Julius Schmidt discovered the variability of R Mon in 1861 with a 6" refractor. While a graduate student at Yerkes Observatory in 1916, Hubble discovered the nebula itself was variable, hence the popular nickname. A series of photographs chronically the changes were taken with the 30" Reynolds reflector between 1916-1920 at the Helwan Observatory in Egypt. This is an unusual bipolar nebula with the second southern jet hidden from view. According to the California Institute of Technology, Hubble's Variable Nebula was the first object photographed through the 200-inch Hale telescope at Palomar Observatory. Hubble sat in the prime focus cage of that instrument and recorded an image on 26 Jan 1949.
200/250mm - 8" (1/28/84): comet-like nebula extends from R Mon.
300/350mm - 13.1" (1/28/84): Hubble's Variable Nebula is bright, small, fan-shaped 2:1 N-S and widest at the north boundary. The nebulosity tapers down towards 12th magnitude R Monocerotis at the south tip which appears to have a very small high surface brightness halo. The western edge (oriented NW-SE) is slightly weaker and more curved than the eastern edge which is sharper and straighter N-S. This is an impressive nebula with high surface brightness and interesting structure.

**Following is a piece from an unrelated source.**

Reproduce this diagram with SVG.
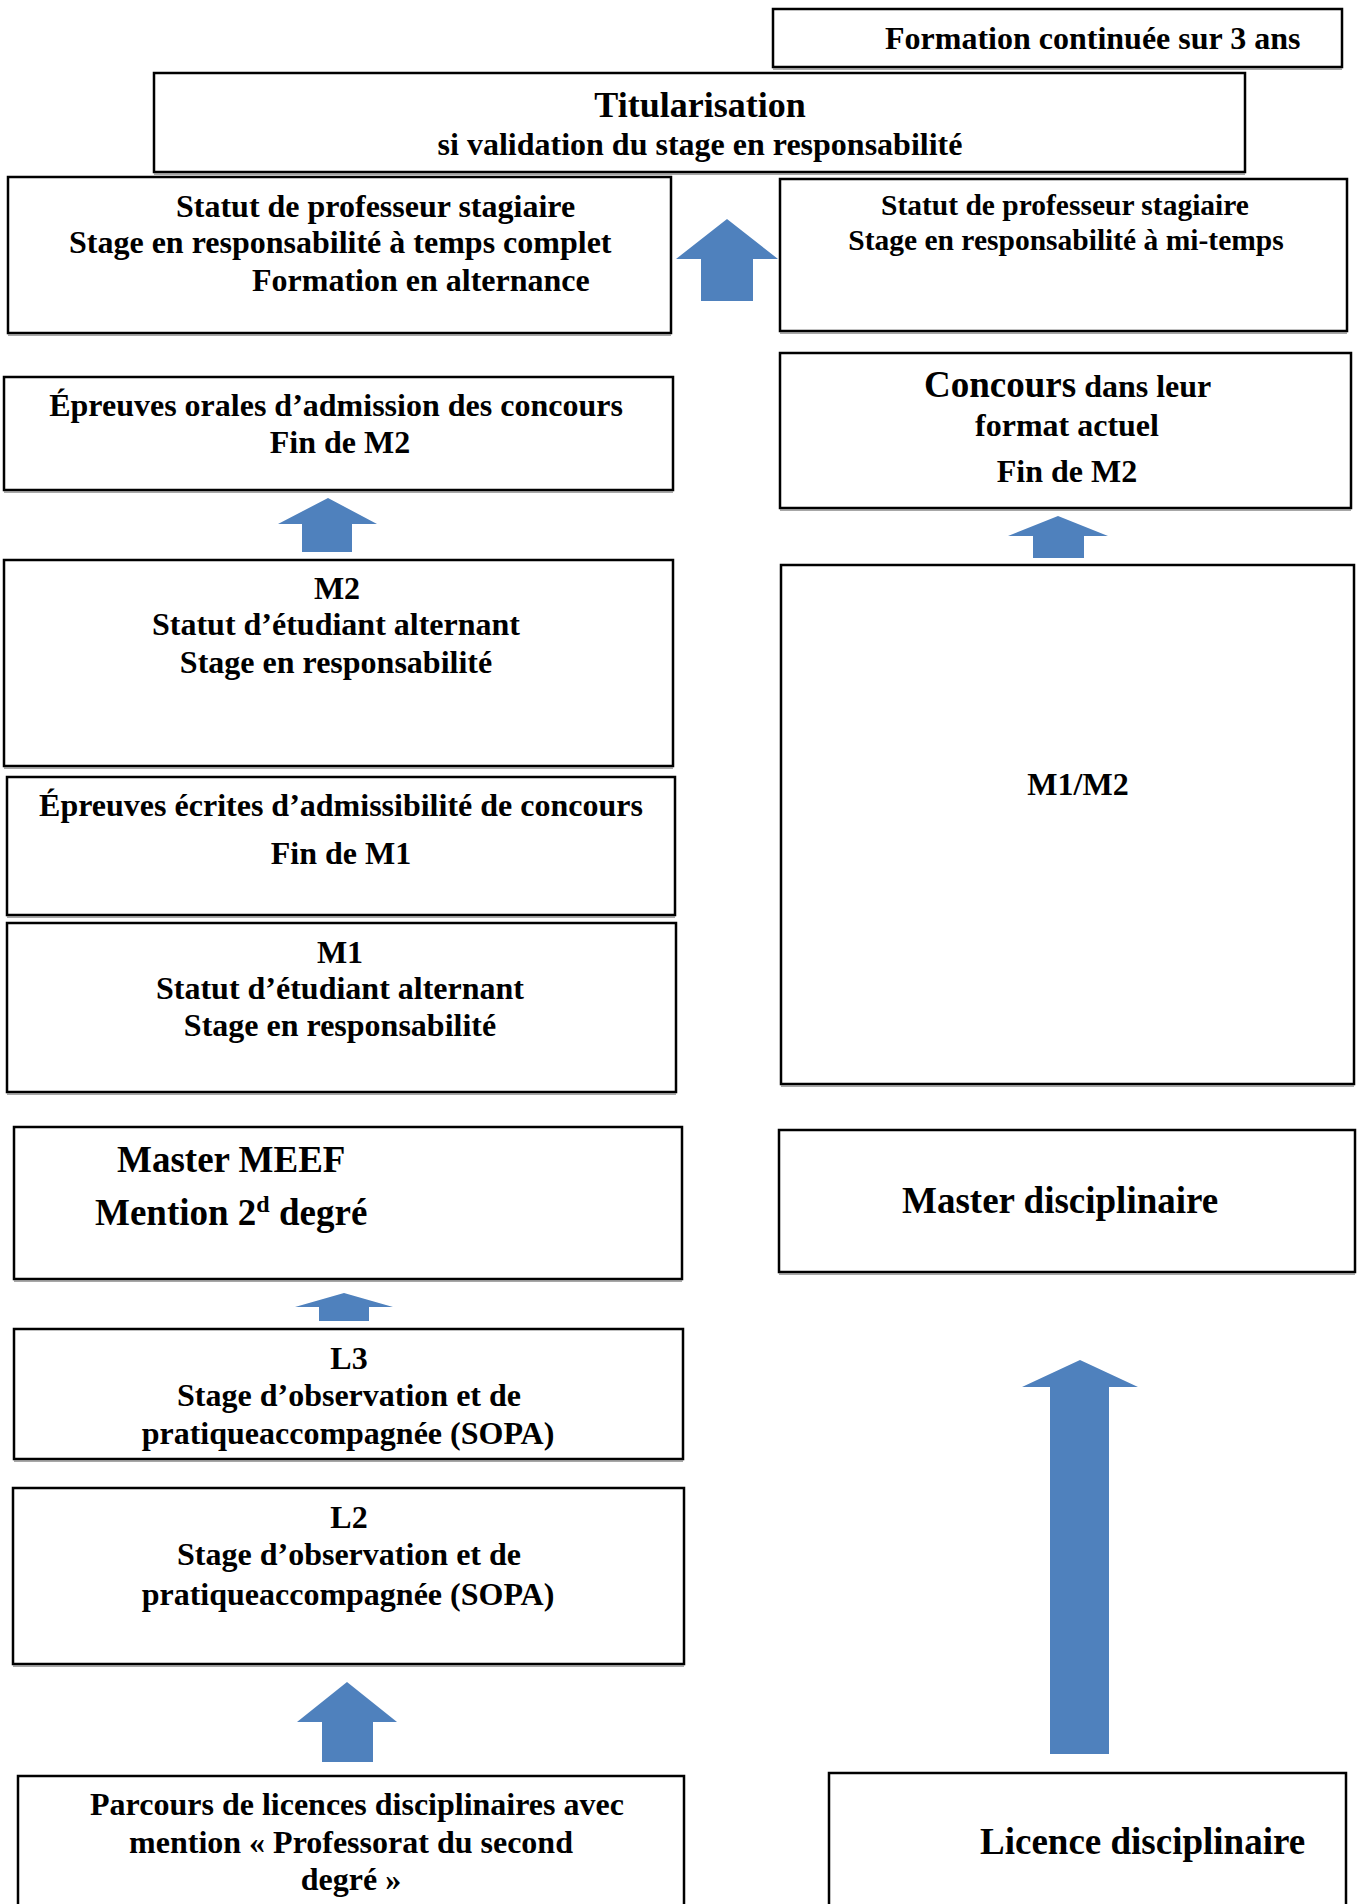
<svg xmlns="http://www.w3.org/2000/svg" width="1357" height="1904" viewBox="0 0 1357 1904">
  <style>
    .box { fill: #ffffff; stroke: #000000; stroke-width: 2.5; }
    .shade { stroke: #8a8a8a; stroke-width: 1.5; fill: none; }
    .t { font-family: "Liberation Serif", "Times New Roman", serif; font-weight: bold; font-size: 32px; fill: #000000; }
    .c { text-anchor: middle; }
    .big { font-size: 37px; }
    .arrow { fill: #4F81BD; }
  </style>
  <rect width="1357" height="1904" fill="#ffffff"/>

  <!-- block arrows -->
  <g id="connectors">
    <polygon class="arrow" points="727,219 778,259 753,259 753,301 701,301 701,259 676,259"/>
    <polygon class="arrow" points="328,498 377,524 352,524 352,552 302,552 302,524 278,524"/>
    <polygon class="arrow" points="1058,516 1108,536 1084,536 1084,558 1033,558 1033,536 1008,536"/>
    <polygon class="arrow" points="344,1293 393,1307 369,1307 369,1321 319,1321 319,1307 295,1307"/>
    <polygon class="arrow" points="1080,1360 1138,1387 1109,1387 1109,1754 1050,1754 1050,1387 1022,1387"/>
    <polygon class="arrow" points="347,1682 397,1722 373,1722 373,1762 322,1762 322,1722 297,1722"/>
  </g>

  <g id="formation-continuee">
    <rect class="box" x="773" y="9" width="569" height="58"/>
    <line class="shade" x1="773" y1="69" x2="1342" y2="69"/>
    <text class="t" x="885" y="49">Formation continuée sur 3 ans</text>
  </g>

  <g id="titularisation">
    <rect class="box" x="154" y="73" width="1091" height="99"/>
    <line class="shade" x1="154" y1="174" x2="1245" y2="174"/>
    <text class="t c" x="700" y="117" style="font-size:36px">Titularisation</text>
    <text class="t c" x="700" y="155">si validation du stage en responsabilité</text>
  </g>

  <g id="stagiaire-temps-complet">
    <rect class="box" x="8" y="177" width="663" height="156"/>
    <line class="shade" x1="8" y1="335" x2="671" y2="335"/>
    <text class="t" x="176" y="217">Statut de professeur stagiaire</text>
    <text class="t" x="69" y="253">Stage en responsabilité à temps complet</text>
    <text class="t" x="252" y="291">Formation en alternance</text>
  </g>

  <g id="stagiaire-mi-temps">
    <rect class="box" x="780" y="179" width="567" height="152"/>
    <line class="shade" x1="780" y1="333" x2="1347" y2="333"/>
    <text class="t c" x="1065" y="215" style="font-size:29.5px">Statut de professeur stagiaire</text>
    <text class="t c" x="1066" y="250" style="font-size:29.5px">Stage en responsabilité à mi-temps</text>
  </g>

  <g id="epreuves-orales">
    <rect class="box" x="4" y="377" width="669" height="113"/>
    <line class="shade" x1="4" y1="492" x2="673" y2="492"/>
    <text class="t c" x="336" y="416">Épreuves orales d’admission des concours</text>
    <text class="t c" x="340" y="453">Fin de M2</text>
  </g>

  <g id="concours-actuel">
    <rect class="box" x="780" y="353" width="571" height="155"/>
    <line class="shade" x1="780" y1="510" x2="1351" y2="510"/>
    <text class="t" x="924" y="397"><tspan class="big">Concours</tspan> dans leur</text>
    <text class="t c" x="1067" y="436">format actuel</text>
    <text class="t c" x="1067" y="482">Fin de M2</text>
  </g>

  <g id="m2">
    <rect class="box" x="4" y="560" width="669" height="206"/>
    <line class="shade" x1="4" y1="768" x2="673" y2="768"/>
    <text class="t c" x="337" y="599">M2</text>
    <text class="t c" x="336" y="635">Statut d’étudiant alternant</text>
    <text class="t c" x="336" y="673">Stage en responsabilité</text>
  </g>

  <g id="m1-m2">
    <rect class="box" x="781" y="565" width="573" height="519"/>
    <line class="shade" x1="781" y1="1086" x2="1354" y2="1086"/>
    <text class="t c" x="1078" y="795">M1/M2</text>
  </g>

  <g id="epreuves-ecrites">
    <rect class="box" x="7" y="777" width="668" height="138"/>
    <line class="shade" x1="7" y1="917" x2="675" y2="917"/>
    <text class="t c" x="341" y="816">Épreuves écrites d’admissibilité de concours</text>
    <text class="t c" x="341" y="864">Fin de M1</text>
  </g>

  <g id="m1">
    <rect class="box" x="7" y="923" width="669" height="169"/>
    <line class="shade" x1="7" y1="1094" x2="676" y2="1094"/>
    <text class="t c" x="340" y="963">M1</text>
    <text class="t c" x="340" y="999">Statut d’étudiant alternant</text>
    <text class="t c" x="340" y="1036">Stage en responsabilité</text>
  </g>

  <g id="master-meef">
    <rect class="box" x="14" y="1127" width="668" height="152"/>
    <line class="shade" x1="14" y1="1281" x2="682" y2="1281"/>
    <text class="t big" x="117" y="1172">Master MEEF</text>
    <text class="t big" x="95" y="1225">Mention 2<tspan dy="-13" style="font-size:24px">d</tspan><tspan dy="13"> degré</tspan></text>
  </g>

  <g id="master-disciplinaire">
    <rect class="box" x="779" y="1130" width="576" height="142"/>
    <line class="shade" x1="779" y1="1274" x2="1355" y2="1274"/>
    <text class="t big" x="902" y="1213">Master disciplinaire</text>
  </g>

  <g id="l3">
    <rect class="box" x="14" y="1329" width="669" height="130"/>
    <line class="shade" x1="14" y1="1461" x2="683" y2="1461"/>
    <text class="t c" x="349" y="1369">L3</text>
    <text class="t c" x="349" y="1406">Stage d’observation et de</text>
    <text class="t c" x="348" y="1444">pratiqueaccompagnée (SOPA)</text>
  </g>

  <g id="l2">
    <rect class="box" x="13" y="1488" width="671" height="176"/>
    <line class="shade" x1="13" y1="1666" x2="684" y2="1666"/>
    <text class="t c" x="349" y="1528">L2</text>
    <text class="t c" x="349" y="1565">Stage d’observation et de</text>
    <text class="t c" x="348" y="1605">pratiqueaccompagnée (SOPA)</text>
  </g>

  <g id="parcours-licences">
    <rect class="box" x="18" y="1776" width="666" height="140"/>
    <text class="t c" x="357" y="1815">Parcours de licences disciplinaires avec</text>
    <text class="t c" x="351" y="1853">mention « Professorat du second</text>
    <text class="t c" x="351" y="1890">degré »</text>
  </g>

  <g id="licence-disciplinaire">
    <rect class="box" x="829" y="1773" width="517" height="143"/>
    <text class="t big" x="980" y="1854">Licence disciplinaire</text>
  </g>
</svg>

400/500mm - 18" (3/4/08): Hubble's variable nebula is a striking fan-shaped object, with a mag 12 "star" at its south tip with the nebula extending to the north. The fan displays a great deal of variation in brightness and structure at 300x. The brightest portion is on the northwest side of the fan, though it dims a little near the tip on the west side. The eastern rim is bright and sharply defined N-S like a thin finger. The nebulosity dims along the northern end of the fan and a small, wedge-shaped darker area extends into the fan from the north.
900/1200mm - 48" (5/1/19): at 375x; the view through this scope showed a great deal of structure and brightness variations. I was struck by the length of the eastern edge, which dimmed after the bright thin section extending north, but could be traced just beyond two mag 17-17.5 stars, for a total length of 3'.